Итак, судя по разгаданному тексту, старец Федор Кузьмич до смерти носил на груди, как тайну свою, – шифрованную записку императора Павла, адресованную, по-видимому, княгине Анне Гагариной, обвиняющую сына в замысле отцеубийства, но не отправленную, а снятую кем-то с трупа государя на рассвете 11 марта – «23-III-1801» по новому стилю. Не разгадана ли этим и самая тайна старца Федора Кузмича? [461]
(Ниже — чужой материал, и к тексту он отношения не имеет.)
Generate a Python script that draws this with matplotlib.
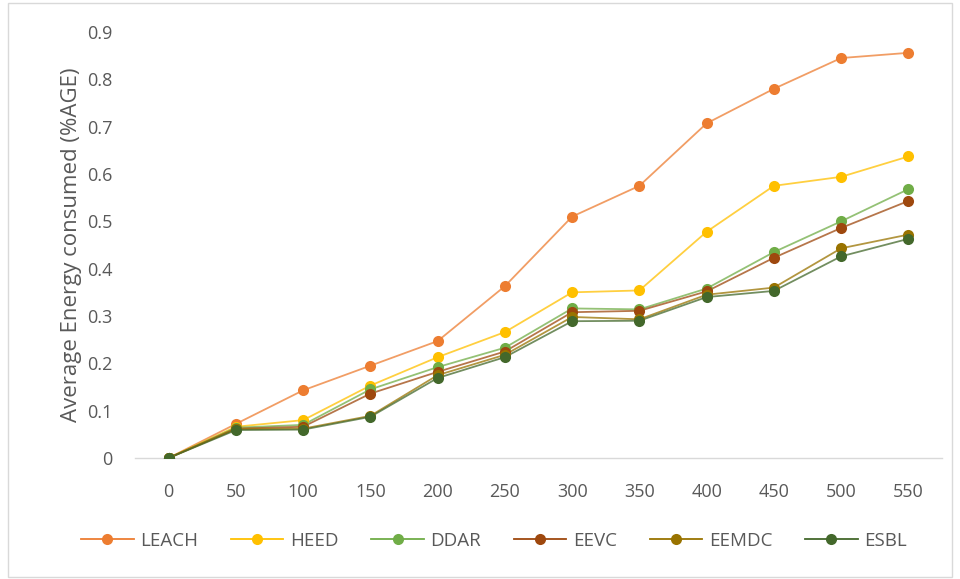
import matplotlib.pyplot as plt
from matplotlib.patches import Rectangle

# rounds on the x axis
rounds = [0, 50, 100, 150, 200, 250, 300, 350, 400, 450, 500, 550]

# average energy consumed per protocol
leach = [0, 0.072, 0.143, 0.195, 0.247, 0.363, 0.510, 0.575, 0.707, 0.780, 0.845, 0.856]
heed = [0, 0.066, 0.080, 0.153, 0.213, 0.266, 0.350, 0.354, 0.478, 0.575, 0.594, 0.637]
ddar = [0, 0.064, 0.070, 0.145, 0.192, 0.233, 0.316, 0.314, 0.358, 0.435, 0.500, 0.568]
eevc = [0, 0.062, 0.066, 0.136, 0.182, 0.225, 0.308, 0.311, 0.352, 0.423, 0.486, 0.543]
eemdc = [0, 0.061, 0.062, 0.089, 0.175, 0.218, 0.298, 0.293, 0.345, 0.360, 0.443, 0.472]
esbl = [0, 0.059, 0.060, 0.087, 0.169, 0.213, 0.289, 0.290, 0.340, 0.353, 0.426, 0.463]

names = ['LEACH', 'HEED', 'DDAR', 'EEVC', 'EEMDC', 'ESBL']
colors = ['#ED7D31', '#FFC000', '#70AD47', '#9E480E', '#997300', '#43682B']

text_color = '#595959'
plt.rcParams['font.family'] = ['Open Sans', 'DejaVu Sans']

fig = plt.figure(figsize=(9.6, 5.79), dpi=100)
ax = fig.add_axes([135 / 960, 121 / 579, 807 / 960, 426 / 579])

xs = list(range(len(rounds)))
for vals, name, c in zip([leach, heed, ddar, eevc, eemdc, esbl], names, colors):
    ax.plot(xs, vals, color=c, lw=1.3, alpha=0.75, zorder=2)
    ax.plot(xs, vals, linestyle='none', marker='o', markersize=8,
            color=c, markeredgewidth=0, zorder=3)
    # proxy artist for the legend
    ax.plot([], [], color=c, lw=1.3, marker='o', markersize=8,
            markeredgewidth=0, label=name)

ax.set_xlim(-0.5, len(rounds) - 0.5)
ax.set_ylim(0, 0.9)
ax.set_xticks(xs)
ax.set_xticklabels([str(r) for r in rounds])
ax.set_yticks([i / 10 for i in range(10)])
ax.set_yticklabels(['0'] + ['0.%d' % i for i in range(1, 10)])
ax.tick_params(length=0, labelsize=13, colors=text_color)
ax.tick_params(axis='y', pad=16)
ax.tick_params(axis='x', pad=18)

for side in ['top', 'right', 'left']:
    ax.spines[side].set_visible(False)
ax.spines['bottom'].set_color('#D9D9D9')
ax.spines['bottom'].set_linewidth(1)

ax.set_ylabel('Average Energy consumed (%AGE)', fontsize=16, color=text_color,
              labelpad=4)

fig.legend(loc='center', bbox_to_anchor=(494 / 960, 1 - 541 / 579), ncol=6,
           frameon=False, fontsize=13.5, handlelength=2.8, handletextpad=0.35,
           columnspacing=1.75, labelcolor=text_color)

# chart area frame
fig.patches.append(Rectangle((8 / 960, 2 / 579), 944 / 960, 574 / 579,
                             transform=fig.transFigure, fill=False,
                             edgecolor='#D9D9D9', lw=1))

fig.savefig('out.png', dpi=100)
Лукаш неверно прописывает фамилию рижского «шифровальщика», автором статьи «Разгадка сибирской тайны – кто был Федор Кузмич? По новым данным», опубликованной в одном из июльских номеров «Слова», был Юлиан Габрушев, и это был единичный факт публикации его в русских изданиях Латвии [462]. Ю. Габрушев приводит дешифровальный «ключ», игнорируя масонскую эмблематику Лукаша:
В конечном результате весь тот труд, который я проделал, все же дал мне огромное удовлетворение и убедил в том, что Федор Кузьмич не был простым старцем. Если в моей работе и окажутся недостатки, то устранят их, и, возможно, легко, другие, по более точным материалам. Ибо самое трудное уже сделано. Начиная со второй строки букв шифрованной записки снизу, зачеркиваем «А», а сверху в первой строке «Вас» и другие буквы, составляя слово «Василиевна». Так скрыты в шифре имя и отчество лица, к кому записка относилась. А затем, начиная перечеркиванием букв нижней последней строки справа налево по одной (что и является ключом записки) и, связывая каждую перечеркиваемую букву с другими не зачеркнутыми буквами или целыми слогами, или словами верхних строк записки, получаем: «я видел дикое злосчастье»… Первые две части записки с нижней строки букв и сверху до точки и двоеточия – расшифровываются и «доказываются» довольно легко, но более сбивчиво и туманно – последняя, заключительная часть ее. Возможно, что причина этому – описки и опечатки, а возможно и то, что главная часть записки более сложно зашифрована. Но, в целом, общую точность расшифровки записки проверка оправдывает [463].